It had been a while since I indulged my passion for low-budget horror films, so when I saw this on Now TV I thought I’d give it a whirl. The blurb said:
“Don’t-go-in-there scares ensue when seven young friends head for a weekend at a remote forest lodge. Coming off the road after a near-miss with a mysterious figure, they make it to their destination on foot. Their driver (Joseph Cross) is shaken, but they all start getting twitchy when they discover an old mine close by… and make the mistake of going in. An unnerving horror mystery designed to keep everyone on edge.”
“Great,” I thought,” a brainless slasher film, perfect” However, what you get is a bit more than that.

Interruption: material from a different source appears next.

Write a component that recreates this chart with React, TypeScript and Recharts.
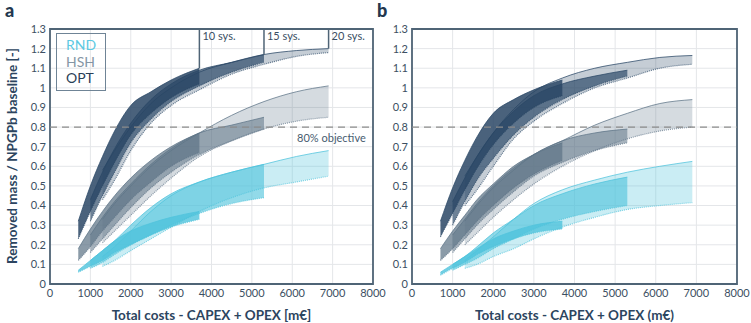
import React from 'react';
import {
  ComposedChart,
  Area,
  Line,
  XAxis,
  YAxis,
  CartesianGrid,
  ReferenceLine,
  ReferenceArea,
  ReferenceDot,
} from 'recharts';

// Total costs (m€) at which each band is sampled
const costs = [700, 1000, 1300, 1600, 2000, 2500, 3000, 3700, 4500, 5300, 6100, 6900];
const n = null;

// Panel a — upper / lower bound of removed mass per method and number of systems
const aOpt10Hi = [0.32, 0.5, 0.65, 0.78, 0.91, 0.98, 1.04, 1.1, n, n, n, n];
const aOpt10Lo = [0.23, 0.37, 0.5, 0.62, 0.76, 0.87, 0.95, 1.02, n, n, n, n];
const aOpt15Hi = [n, 0.43, 0.57, 0.69, 0.82, 0.94, 1.02, 1.09, 1.13, 1.17, n, n];
const aOpt15Lo = [n, 0.32, 0.45, 0.57, 0.72, 0.84, 0.93, 1.01, 1.08, 1.13, n, n];
const aOpt20Hi = [n, n, 0.58, 0.68, 0.8, 0.92, 1.0, 1.08, 1.13, 1.17, 1.19, 1.2];
const aOpt20Lo = [n, n, 0.43, 0.53, 0.68, 0.82, 0.91, 0.99, 1.07, 1.12, 1.16, 1.18];
const aHsh10Hi = [0.18, 0.28, 0.37, 0.45, 0.54, 0.63, 0.7, 0.77, n, n, n, n];
const aHsh10Lo = [0.12, 0.19, 0.27, 0.34, 0.43, 0.52, 0.6, 0.67, n, n, n, n];
const aHsh15Hi = [n, 0.25, 0.34, 0.42, 0.51, 0.61, 0.69, 0.77, 0.81, 0.85, n, n];
const aHsh15Lo = [n, 0.16, 0.23, 0.3, 0.39, 0.49, 0.57, 0.66, 0.73, 0.79, n, n];
const aHsh20Hi = [n, n, 0.33, 0.41, 0.5, 0.6, 0.68, 0.77, 0.86, 0.93, 0.98, 1.01];
const aHsh20Lo = [n, n, 0.21, 0.27, 0.35, 0.45, 0.54, 0.65, 0.73, 0.79, 0.83, 0.85];
const aRnd10Hi = [0.07, 0.12, 0.17, 0.22, 0.27, 0.31, 0.34, 0.37, n, n, n, n];
const aRnd10Lo = [0.06, 0.09, 0.12, 0.16, 0.2, 0.25, 0.29, 0.33, n, n, n, n];
const aRnd15Hi = [n, 0.12, 0.17, 0.22, 0.3, 0.39, 0.46, 0.52, 0.57, 0.61, n, n];
const aRnd15Lo = [n, 0.08, 0.11, 0.15, 0.2, 0.25, 0.3, 0.36, 0.41, 0.44, n, n];
const aRnd20Hi = [n, n, 0.14, 0.19, 0.27, 0.37, 0.45, 0.52, 0.57, 0.61, 0.65, 0.68];
const aRnd20Lo = [n, n, 0.09, 0.12, 0.17, 0.23, 0.29, 0.37, 0.44, 0.49, 0.52, 0.55];

// Panel b
const bOpt10Hi = [0.32, 0.49, 0.63, 0.75, 0.87, 0.94, 0.99, 1.04, n, n, n, n];
const bOpt10Lo = [0.24, 0.36, 0.48, 0.59, 0.71, 0.82, 0.9, 0.96, n, n, n, n];
const bOpt15Hi = [n, 0.42, 0.54, 0.65, 0.77, 0.88, 0.96, 1.02, 1.06, 1.09, n, n];
const bOpt15Lo = [n, 0.3, 0.42, 0.53, 0.64, 0.76, 0.85, 0.94, 1.01, 1.06, n, n];
const bOpt20Hi = [n, n, 0.55, 0.65, 0.77, 0.89, 0.98, 1.05, 1.1, 1.13, 1.155, 1.165];
const bOpt20Lo = [n, n, 0.4, 0.48, 0.6, 0.74, 0.83, 0.92, 1.0, 1.05, 1.1, 1.12];
const bHsh10Hi = [0.18, 0.27, 0.35, 0.43, 0.51, 0.6, 0.66, 0.72, n, n, n, n];
const bHsh10Lo = [0.12, 0.18, 0.25, 0.32, 0.4, 0.49, 0.56, 0.63, n, n, n, n];
const bHsh15Hi = [n, 0.25, 0.33, 0.41, 0.5, 0.59, 0.66, 0.73, 0.77, 0.79, n, n];
const bHsh15Lo = [n, 0.16, 0.23, 0.3, 0.38, 0.47, 0.55, 0.62, 0.68, 0.72, n, n];
const bHsh20Hi = [n, n, 0.32, 0.4, 0.49, 0.58, 0.66, 0.73, 0.81, 0.87, 0.92, 0.94];
const bHsh20Lo = [n, n, 0.2, 0.26, 0.34, 0.43, 0.51, 0.6, 0.68, 0.74, 0.78, 0.8];
const bRnd10Hi = [0.06, 0.1, 0.14, 0.18, 0.23, 0.27, 0.3, 0.32, n, n, n, n];
const bRnd10Lo = [0.045, 0.08, 0.11, 0.15, 0.19, 0.23, 0.26, 0.28, n, n, n, n];
const bRnd15Hi = [n, 0.1, 0.14, 0.19, 0.26, 0.33, 0.4, 0.46, 0.51, 0.545, n, n];
const bRnd15Lo = [n, 0.07, 0.1, 0.13, 0.18, 0.23, 0.28, 0.33, 0.37, 0.4, n, n];
const bRnd20Hi = [n, n, 0.12, 0.17, 0.24, 0.33, 0.41, 0.48, 0.53, 0.57, 0.6, 0.625];
const bRnd20Lo = [n, n, 0.08, 0.1, 0.14, 0.18, 0.23, 0.29, 0.34, 0.38, 0.4, 0.415];

// Axis ticks
const xTicks = [0, 1000, 2000, 3000, 4000, 5000, 6000, 7000, 8000];
const yTicks = [0, 0.1, 0.2, 0.3, 0.4, 0.5, 0.6, 0.7, 0.8, 0.9, 1, 1.1, 1.2, 1.3];

// Methods shown in the legend
const methods = ['RND', 'HSH', 'OPT'];
const methodColor: Record<string, string> = { RND: '#4fc3dc', HSH: '#5e7487', OPT: '#2a4765' };
const legendText: Record<string, string> = { RND: '#5cc9e2', HSH: '#8596a5', OPT: '#2a3f57' };
const bandOpacity: Record<string, number[]> = {
  OPT: [0.85, 0.68, 0.27],
  HSH: [0.72, 0.55, 0.26],
  RND: [0.8, 0.62, 0.3],
};

// System-count markers (panel a)
const sysCounts = ['10 sys.', '15 sys.', '20 sys.'];
const sysCosts = [3700, 5300, 6900];
const sysTops = [1.1, 1.17, 1.2];
const objective = 0.8;

type Band = { key: string; method: string; level: number; hi: (number | null)[]; lo: (number | null)[] };

const panelA: Band[] = [
  { key: 'r20', method: 'RND', level: 2, hi: aRnd20Hi, lo: aRnd20Lo },
  { key: 'r15', method: 'RND', level: 1, hi: aRnd15Hi, lo: aRnd15Lo },
  { key: 'r10', method: 'RND', level: 0, hi: aRnd10Hi, lo: aRnd10Lo },
  { key: 'h20', method: 'HSH', level: 2, hi: aHsh20Hi, lo: aHsh20Lo },
  { key: 'h15', method: 'HSH', level: 1, hi: aHsh15Hi, lo: aHsh15Lo },
  { key: 'h10', method: 'HSH', level: 0, hi: aHsh10Hi, lo: aHsh10Lo },
  { key: 'o20', method: 'OPT', level: 2, hi: aOpt20Hi, lo: aOpt20Lo },
  { key: 'o15', method: 'OPT', level: 1, hi: aOpt15Hi, lo: aOpt15Lo },
  { key: 'o10', method: 'OPT', level: 0, hi: aOpt10Hi, lo: aOpt10Lo },
];

const panelB: Band[] = [
  { key: 'r20', method: 'RND', level: 2, hi: bRnd20Hi, lo: bRnd20Lo },
  { key: 'r15', method: 'RND', level: 1, hi: bRnd15Hi, lo: bRnd15Lo },
  { key: 'r10', method: 'RND', level: 0, hi: bRnd10Hi, lo: bRnd10Lo },
  { key: 'h20', method: 'HSH', level: 2, hi: bHsh20Hi, lo: bHsh20Lo },
  { key: 'h15', method: 'HSH', level: 1, hi: bHsh15Hi, lo: bHsh15Lo },
  { key: 'h10', method: 'HSH', level: 0, hi: bHsh10Hi, lo: bHsh10Lo },
  { key: 'o20', method: 'OPT', level: 2, hi: bOpt20Hi, lo: bOpt20Lo },
  { key: 'o15', method: 'OPT', level: 1, hi: bOpt15Hi, lo: bOpt15Lo },
  { key: 'o10', method: 'OPT', level: 0, hi: bOpt10Hi, lo: bOpt10Lo },
];

function buildRows(bands: Band[]) {
  return costs.map((cost, i) => {
    const row: Record<string, any> = { cost };
    bands.forEach((b) => {
      const h = b.hi[i];
      const l = b.lo[i];
      row[b.key] = h == null || l == null ? null : [l, h];
      row[b.key + 'Hi'] = h;
      row[b.key + 'Lo'] = l;
    });
    return row;
  });
}

const FONT = 'Lato, "Open Sans", sans-serif';
const FRAME = '#4f6476';
const TICK = { fontSize: 11, fill: '#3c4f62', fontFamily: FONT };
const TITLE = '#2c4560';

const fmtY = (v: number) => String(v);

function renderBands(bands: Band[]) {
  const out: React.ReactNode[] = [];
  bands.forEach((b) => {
    const color = methodColor[b.method];
    out.push(
      <Area
        key={b.key}
        dataKey={b.key}
        type="monotone"
        stroke="none"
        fill={color}
        fillOpacity={bandOpacity[b.method][b.level]}
        isAnimationActive={false}
        connectNulls={false}
        activeDot={false}
      />
    );
  });
  bands.forEach((b) => {
    const color = methodColor[b.method];
    out.push(
      <Line
        key={b.key + 'Hi'}
        dataKey={b.key + 'Hi'}
        type="monotone"
        stroke={color}
        strokeOpacity={0.75}
        strokeWidth={1}
        dot={false}
        activeDot={false}
        isAnimationActive={false}
        connectNulls={false}
      />,
      <Line
        key={b.key + 'Lo'}
        dataKey={b.key + 'Lo'}
        type="monotone"
        stroke={color}
        strokeOpacity={0.7}
        strokeWidth={1.2}
        strokeDasharray="1 1"
        dot={false}
        activeDot={false}
        isAnimationActive={false}
        connectNulls={false}
      />
    );
  });
  return out;
}

function Panel(props: {
  bands: Band[];
  width: number;
  yAxisWidth: number;
  rightMargin: number;
  xTitle: string;
  showMarkers: boolean;
}) {
  const { bands, width, yAxisWidth, rightMargin, xTitle, showMarkers } = props;
  const rows = buildRows(bands);
  return (
    <ComposedChart
      width={width}
      height={323}
      data={rows}
      margin={{ top: 29, right: rightMargin, bottom: 0, left: 0 }}
    >
      <CartesianGrid stroke="#e4e6e9" strokeWidth={1} />
      <XAxis
        dataKey="cost"
        type="number"
        domain={[0, 8000]}
        ticks={xTicks}
        interval={0}
        tick={TICK}
        tickLine={false}
        tickMargin={0}
        tickSize={5}
        axisLine={false}
        height={39}
        allowDataOverflow
        label={{
          content: (p: any) => {
            const vb = p.viewBox || {};
            return (
              <text
                x={vb.x + vb.width / 2}
                y={320}
                textAnchor="middle"
                fontFamily={FONT}
                fontWeight={700}
                fontSize={13.5}
                fill={TITLE}
              >
                {xTitle}
              </text>
            );
          },
        }}
      />
      <YAxis
        type="number"
        domain={[0, 1.3]}
        ticks={yTicks}
        interval={0}
        tick={TICK}
        tickFormatter={fmtY}
        tickLine={false}
        tickSize={4}
        tickMargin={0}
        axisLine={false}
        width={yAxisWidth}
        allowDataOverflow
      />
      {renderBands(bands)}
      <ReferenceLine
        y={objective}
        stroke="#8c8c8c"
        strokeWidth={1.3}
        strokeDasharray="7 5"
        ifOverflow="visible"
      />
      {showMarkers && (
        <ReferenceDot
          x={7820}
          y={objective}
          r={0}
          ifOverflow="visible"
          shape={(p: any) => (
            <text
              x={p.cx}
              y={p.cy + 15}
              textAnchor="end"
              fontFamily={FONT}
              fontSize={11}
              fill="#485c70"
            >
              80% objective
            </text>
          )}
        />
      )}
      {showMarkers &&
        sysCosts.map((c, i) => (
          <ReferenceLine
            key={'sl' + i}
            segment={[
              { x: c, y: sysTops[i] },
              { x: c, y: 1.3 },
            ]}
            stroke={FRAME}
            strokeWidth={1.5}
            ifOverflow="visible"
          />
        ))}
      {showMarkers &&
        sysCosts.map((c, i) => (
          <ReferenceDot
            key={'st' + i}
            x={c}
            y={1.3}
            r={0}
            ifOverflow="visible"
            shape={(p: any) => (
              <text
                x={p.cx + 3}
                y={p.cy + 11}
                fontFamily={FONT}
                fontSize={11}
                fill="#3a4e63"
              >
                {sysCounts[i]}
              </text>
            )}
          />
        ))}
      <ReferenceArea
        x1={0}
        x2={8000}
        y1={0}
        y2={1.3}
        fill="none"
        stroke={FRAME}
        strokeWidth={1.8}
        ifOverflow="visible"
      />
    </ComposedChart>
  );
}

function MethodLegend() {
  return (
    <div
      style={{
        position: 'absolute',
        left: 56,
        top: 33,
        width: 48,
        height: 53,
        border: '1.6px solid #6f8496',
        boxSizing: 'content-box',
        fontFamily: FONT,
        fontSize: 14,
        lineHeight: '16.5px',
        paddingTop: 3,
        paddingLeft: 0,
      }}
    >
      {methods.map((m) => (
        <div key={m} style={{ color: legendText[m], paddingLeft: 9 }}>
          {m}
        </div>
      ))}
    </div>
  );
}

function YTitle(props: { left: number }) {
  return (
    <svg
      width={24}
      height={323}
      style={{ position: 'absolute', left: props.left, top: 0, overflow: 'visible' }}
    >
      <text
        x={0}
        y={0}
        transform="translate(17 156) rotate(-90)"
        textAnchor="middle"
        fontFamily={FONT}
        fontWeight={700}
        fontSize={13.5}
        fill={TITLE}
      >
        Removed mass / NPGPb baseline [-]
      </text>
    </svg>
  );
}

function PanelLetters() {
  return (
    <svg width={751} height={24} style={{ position: 'absolute', left: 0, top: 0 }}>
      <text x={5} y={17} fontFamily={FONT} fontWeight={900} fontSize={18} fill="#23384f">
        a
      </text>
      <text x={377} y={17} fontFamily={FONT} fontWeight={900} fontSize={18} fill="#23384f">
        b
      </text>
    </svg>
  );
}

export default function App() {
  return (
    <div
      style={{
        position: 'absolute',
        left: 0,
        top: 0,
        width: 751,
        height: 323,
        background: '#ffffff',
        overflow: 'hidden',
        fontFamily: FONT,
      }}
    >
      <div style={{ position: 'absolute', left: 0, top: 0 }}>
        <Panel
          bands={panelA}
          width={396}
          yAxisWidth={50}
          rightMargin={23}
          xTitle="Total costs - CAPEX + OPEX [m€]"
          showMarkers
        />
      </div>
      <div style={{ position: 'absolute', left: 370, top: 0 }}>
        <Panel
          bands={panelB}
          width={381}
          yAxisWidth={42}
          rightMargin={14}
          xTitle="Total costs - CAPEX + OPEX (m€)"
          showMarkers={false}
        />
      </div>
      <YTitle left={0} />
      <MethodLegend />
      <PanelLetters />
    </div>
  );
}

Mine Games instead takes the cyclical format of films like Timecrimes, Primer and Triangle and applies it to the kids-in-a-cabin trope, and it does it pretty well.
The $1.5million budget does sometimes show (in context, Breaking Bad reportedly cost $3million per episode), particularly with regard to the acting, which is often as B-Movie-tastic as you’d expect, but it has some pretty neat little ideas that elevate it above the crowded low budget horror market. Director/writer Richard Gray has done a good job with the limited budget, and the locations are all well picked, meaning nothing ever looks like it might be a cardboard set.
There are some daft additions to the plot, with one character with psychic powers, and a slightly offensive take on someone with schizophrenia, which do feel unnecessary in a film that deliberately doesn’t offer any reason for what is going on. A strength of the film is, surprisingly, some of the dialogue, with the characters engaging in meta-conversations which recognise not only their own predicament, but also the nature of the genre-movie. One actor who did impress was young Brit Rafi Gavron, who manages to bring some extra depth to the somewhat one dimensional character he had been given.
While it’s not as clever as Primer or Time Crimes, but it does a pretty good job of being something out of the ordinary, and was an entertaining watch, and a perfectly solid Saturday night movie to watch with a pizza and beer.